--- Information provided ---

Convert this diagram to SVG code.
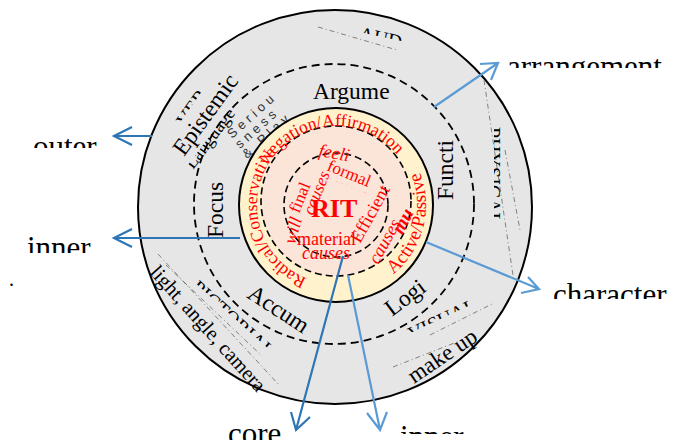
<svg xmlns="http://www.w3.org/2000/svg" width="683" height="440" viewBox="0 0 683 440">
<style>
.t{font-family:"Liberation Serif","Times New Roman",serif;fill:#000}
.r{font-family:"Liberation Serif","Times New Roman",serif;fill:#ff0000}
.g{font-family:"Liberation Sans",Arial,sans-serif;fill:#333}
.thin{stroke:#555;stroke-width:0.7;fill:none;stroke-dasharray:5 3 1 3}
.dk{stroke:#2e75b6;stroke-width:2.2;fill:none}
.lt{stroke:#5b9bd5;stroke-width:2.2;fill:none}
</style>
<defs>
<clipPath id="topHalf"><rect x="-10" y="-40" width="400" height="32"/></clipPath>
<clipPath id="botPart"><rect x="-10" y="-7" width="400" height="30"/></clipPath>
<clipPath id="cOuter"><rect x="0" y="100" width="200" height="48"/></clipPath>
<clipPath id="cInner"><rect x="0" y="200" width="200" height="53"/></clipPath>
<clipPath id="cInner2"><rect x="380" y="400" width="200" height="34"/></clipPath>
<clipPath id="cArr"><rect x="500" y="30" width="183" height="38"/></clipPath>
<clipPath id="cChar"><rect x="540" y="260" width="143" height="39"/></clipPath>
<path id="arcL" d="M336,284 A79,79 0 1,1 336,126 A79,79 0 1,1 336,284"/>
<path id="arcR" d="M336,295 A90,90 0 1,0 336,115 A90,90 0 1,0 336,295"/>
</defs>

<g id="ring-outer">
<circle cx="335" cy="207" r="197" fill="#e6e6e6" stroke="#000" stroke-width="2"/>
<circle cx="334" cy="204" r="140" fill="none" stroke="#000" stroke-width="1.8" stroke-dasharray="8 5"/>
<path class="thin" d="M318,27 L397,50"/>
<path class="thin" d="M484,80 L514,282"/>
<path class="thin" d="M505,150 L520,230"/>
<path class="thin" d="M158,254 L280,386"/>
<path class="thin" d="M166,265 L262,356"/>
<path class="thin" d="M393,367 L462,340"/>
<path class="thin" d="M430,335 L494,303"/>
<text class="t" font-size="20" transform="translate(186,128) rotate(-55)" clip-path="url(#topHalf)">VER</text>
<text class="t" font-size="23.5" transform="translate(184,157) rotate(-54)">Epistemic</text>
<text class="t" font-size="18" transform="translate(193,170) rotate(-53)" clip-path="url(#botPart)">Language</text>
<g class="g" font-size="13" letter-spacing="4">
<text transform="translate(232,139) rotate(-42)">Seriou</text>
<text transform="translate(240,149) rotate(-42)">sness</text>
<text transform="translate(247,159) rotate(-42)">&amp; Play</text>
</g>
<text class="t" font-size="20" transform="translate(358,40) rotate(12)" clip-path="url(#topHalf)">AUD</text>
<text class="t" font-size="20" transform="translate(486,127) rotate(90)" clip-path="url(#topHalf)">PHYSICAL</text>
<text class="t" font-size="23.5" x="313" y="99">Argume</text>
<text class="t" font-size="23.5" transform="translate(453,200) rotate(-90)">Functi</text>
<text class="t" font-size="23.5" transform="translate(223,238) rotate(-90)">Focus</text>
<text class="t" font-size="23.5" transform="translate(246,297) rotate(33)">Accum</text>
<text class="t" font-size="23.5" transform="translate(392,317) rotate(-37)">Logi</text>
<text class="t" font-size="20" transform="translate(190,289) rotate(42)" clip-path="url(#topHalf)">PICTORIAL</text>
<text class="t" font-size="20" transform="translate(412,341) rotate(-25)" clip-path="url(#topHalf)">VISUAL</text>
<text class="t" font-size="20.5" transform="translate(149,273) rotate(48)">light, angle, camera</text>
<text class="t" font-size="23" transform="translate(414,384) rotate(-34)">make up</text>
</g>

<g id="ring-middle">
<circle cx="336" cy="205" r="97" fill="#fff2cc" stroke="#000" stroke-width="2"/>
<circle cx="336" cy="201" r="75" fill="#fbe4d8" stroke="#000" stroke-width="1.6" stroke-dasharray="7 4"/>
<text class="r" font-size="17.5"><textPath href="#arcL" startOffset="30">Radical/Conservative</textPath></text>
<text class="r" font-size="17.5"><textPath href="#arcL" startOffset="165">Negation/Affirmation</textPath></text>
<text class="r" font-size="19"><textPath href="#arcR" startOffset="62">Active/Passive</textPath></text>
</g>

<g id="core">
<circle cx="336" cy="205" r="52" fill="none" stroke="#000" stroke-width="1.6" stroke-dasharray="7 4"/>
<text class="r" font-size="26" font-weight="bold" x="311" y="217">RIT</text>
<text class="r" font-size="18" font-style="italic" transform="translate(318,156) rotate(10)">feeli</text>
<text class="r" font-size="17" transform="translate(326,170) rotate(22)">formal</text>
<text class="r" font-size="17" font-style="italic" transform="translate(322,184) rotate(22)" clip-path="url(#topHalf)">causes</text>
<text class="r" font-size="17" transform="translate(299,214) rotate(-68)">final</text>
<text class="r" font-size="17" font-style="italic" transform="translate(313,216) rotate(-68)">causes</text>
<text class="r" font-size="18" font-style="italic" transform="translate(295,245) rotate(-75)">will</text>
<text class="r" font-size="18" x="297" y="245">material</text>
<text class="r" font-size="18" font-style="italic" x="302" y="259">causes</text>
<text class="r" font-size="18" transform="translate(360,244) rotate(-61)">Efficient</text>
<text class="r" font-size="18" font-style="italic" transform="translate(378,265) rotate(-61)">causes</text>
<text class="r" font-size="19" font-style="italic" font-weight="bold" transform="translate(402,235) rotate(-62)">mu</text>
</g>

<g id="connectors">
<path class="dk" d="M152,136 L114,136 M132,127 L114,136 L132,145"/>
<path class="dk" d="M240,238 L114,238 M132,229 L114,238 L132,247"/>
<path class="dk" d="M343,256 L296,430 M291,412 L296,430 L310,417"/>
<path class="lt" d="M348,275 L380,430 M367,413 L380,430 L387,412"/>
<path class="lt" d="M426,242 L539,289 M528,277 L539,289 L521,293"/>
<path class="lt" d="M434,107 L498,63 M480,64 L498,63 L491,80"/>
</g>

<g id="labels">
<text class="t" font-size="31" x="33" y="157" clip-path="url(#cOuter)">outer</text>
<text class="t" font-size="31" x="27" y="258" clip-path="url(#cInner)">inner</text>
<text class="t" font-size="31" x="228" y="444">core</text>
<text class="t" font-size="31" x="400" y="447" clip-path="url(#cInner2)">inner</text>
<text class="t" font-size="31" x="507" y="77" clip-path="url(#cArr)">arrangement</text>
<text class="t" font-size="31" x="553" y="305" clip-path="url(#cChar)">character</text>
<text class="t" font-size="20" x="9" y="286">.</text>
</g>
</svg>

---

Task prompt
Reproduce the full listing above verbatim, with no pictures included.

Complete answer
Convert this diagram to SVG code.
<svg xmlns="http://www.w3.org/2000/svg" width="683" height="440" viewBox="0 0 683 440">
<style>
.t{font-family:"Liberation Serif","Times New Roman",serif;fill:#000}
.r{font-family:"Liberation Serif","Times New Roman",serif;fill:#ff0000}
.g{font-family:"Liberation Sans",Arial,sans-serif;fill:#333}
.thin{stroke:#555;stroke-width:0.7;fill:none;stroke-dasharray:5 3 1 3}
.dk{stroke:#2e75b6;stroke-width:2.2;fill:none}
.lt{stroke:#5b9bd5;stroke-width:2.2;fill:none}
</style>
<defs>
<clipPath id="topHalf"><rect x="-10" y="-40" width="400" height="32"/></clipPath>
<clipPath id="botPart"><rect x="-10" y="-7" width="400" height="30"/></clipPath>
<clipPath id="cOuter"><rect x="0" y="100" width="200" height="48"/></clipPath>
<clipPath id="cInner"><rect x="0" y="200" width="200" height="53"/></clipPath>
<clipPath id="cInner2"><rect x="380" y="400" width="200" height="34"/></clipPath>
<clipPath id="cArr"><rect x="500" y="30" width="183" height="38"/></clipPath>
<clipPath id="cChar"><rect x="540" y="260" width="143" height="39"/></clipPath>
<path id="arcL" d="M336,284 A79,79 0 1,1 336,126 A79,79 0 1,1 336,284"/>
<path id="arcR" d="M336,295 A90,90 0 1,0 336,115 A90,90 0 1,0 336,295"/>
</defs>

<g id="ring-outer">
<circle cx="335" cy="207" r="197" fill="#e6e6e6" stroke="#000" stroke-width="2"/>
<circle cx="334" cy="204" r="140" fill="none" stroke="#000" stroke-width="1.8" stroke-dasharray="8 5"/>
<path class="thin" d="M318,27 L397,50"/>
<path class="thin" d="M484,80 L514,282"/>
<path class="thin" d="M505,150 L520,230"/>
<path class="thin" d="M158,254 L280,386"/>
<path class="thin" d="M166,265 L262,356"/>
<path class="thin" d="M393,367 L462,340"/>
<path class="thin" d="M430,335 L494,303"/>
<text class="t" font-size="20" transform="translate(186,128) rotate(-55)" clip-path="url(#topHalf)">VER</text>
<text class="t" font-size="23.5" transform="translate(184,157) rotate(-54)">Epistemic</text>
<text class="t" font-size="18" transform="translate(193,170) rotate(-53)" clip-path="url(#botPart)">Language</text>
<g class="g" font-size="13" letter-spacing="4">
<text transform="translate(232,139) rotate(-42)">Seriou</text>
<text transform="translate(240,149) rotate(-42)">sness</text>
<text transform="translate(247,159) rotate(-42)">&amp; Play</text>
</g>
<text class="t" font-size="20" transform="translate(358,40) rotate(12)" clip-path="url(#topHalf)">AUD</text>
<text class="t" font-size="20" transform="translate(486,127) rotate(90)" clip-path="url(#topHalf)">PHYSICAL</text>
<text class="t" font-size="23.5" x="313" y="99">Argume</text>
<text class="t" font-size="23.5" transform="translate(453,200) rotate(-90)">Functi</text>
<text class="t" font-size="23.5" transform="translate(223,238) rotate(-90)">Focus</text>
<text class="t" font-size="23.5" transform="translate(246,297) rotate(33)">Accum</text>
<text class="t" font-size="23.5" transform="translate(392,317) rotate(-37)">Logi</text>
<text class="t" font-size="20" transform="translate(190,289) rotate(42)" clip-path="url(#topHalf)">PICTORIAL</text>
<text class="t" font-size="20" transform="translate(412,341) rotate(-25)" clip-path="url(#topHalf)">VISUAL</text>
<text class="t" font-size="20.5" transform="translate(149,273) rotate(48)">light, angle, camera</text>
<text class="t" font-size="23" transform="translate(414,384) rotate(-34)">make up</text>
</g>

<g id="ring-middle">
<circle cx="336" cy="205" r="97" fill="#fff2cc" stroke="#000" stroke-width="2"/>
<circle cx="336" cy="201" r="75" fill="#fbe4d8" stroke="#000" stroke-width="1.6" stroke-dasharray="7 4"/>
<text class="r" font-size="17.5"><textPath href="#arcL" startOffset="30">Radical/Conservative</textPath></text>
<text class="r" font-size="17.5"><textPath href="#arcL" startOffset="165">Negation/Affirmation</textPath></text>
<text class="r" font-size="19"><textPath href="#arcR" startOffset="62">Active/Passive</textPath></text>
</g>

<g id="core">
<circle cx="336" cy="205" r="52" fill="none" stroke="#000" stroke-width="1.6" stroke-dasharray="7 4"/>
<text class="r" font-size="26" font-weight="bold" x="311" y="217">RIT</text>
<text class="r" font-size="18" font-style="italic" transform="translate(318,156) rotate(10)">feeli</text>
<text class="r" font-size="17" transform="translate(326,170) rotate(22)">formal</text>
<text class="r" font-size="17" font-style="italic" transform="translate(322,184) rotate(22)" clip-path="url(#topHalf)">causes</text>
<text class="r" font-size="17" transform="translate(299,214) rotate(-68)">final</text>
<text class="r" font-size="17" font-style="italic" transform="translate(313,216) rotate(-68)">causes</text>
<text class="r" font-size="18" font-style="italic" transform="translate(295,245) rotate(-75)">will</text>
<text class="r" font-size="18" x="297" y="245">material</text>
<text class="r" font-size="18" font-style="italic" x="302" y="259">causes</text>
<text class="r" font-size="18" transform="translate(360,244) rotate(-61)">Efficient</text>
<text class="r" font-size="18" font-style="italic" transform="translate(378,265) rotate(-61)">causes</text>
<text class="r" font-size="19" font-style="italic" font-weight="bold" transform="translate(402,235) rotate(-62)">mu</text>
</g>

<g id="connectors">
<path class="dk" d="M152,136 L114,136 M132,127 L114,136 L132,145"/>
<path class="dk" d="M240,238 L114,238 M132,229 L114,238 L132,247"/>
<path class="dk" d="M343,256 L296,430 M291,412 L296,430 L310,417"/>
<path class="lt" d="M348,275 L380,430 M367,413 L380,430 L387,412"/>
<path class="lt" d="M426,242 L539,289 M528,277 L539,289 L521,293"/>
<path class="lt" d="M434,107 L498,63 M480,64 L498,63 L491,80"/>
</g>

<g id="labels">
<text class="t" font-size="31" x="33" y="157" clip-path="url(#cOuter)">outer</text>
<text class="t" font-size="31" x="27" y="258" clip-path="url(#cInner)">inner</text>
<text class="t" font-size="31" x="228" y="444">core</text>
<text class="t" font-size="31" x="400" y="447" clip-path="url(#cInner2)">inner</text>
<text class="t" font-size="31" x="507" y="77" clip-path="url(#cArr)">arrangement</text>
<text class="t" font-size="31" x="553" y="305" clip-path="url(#cChar)">character</text>
<text class="t" font-size="20" x="9" y="286">.</text>
</g>
</svg>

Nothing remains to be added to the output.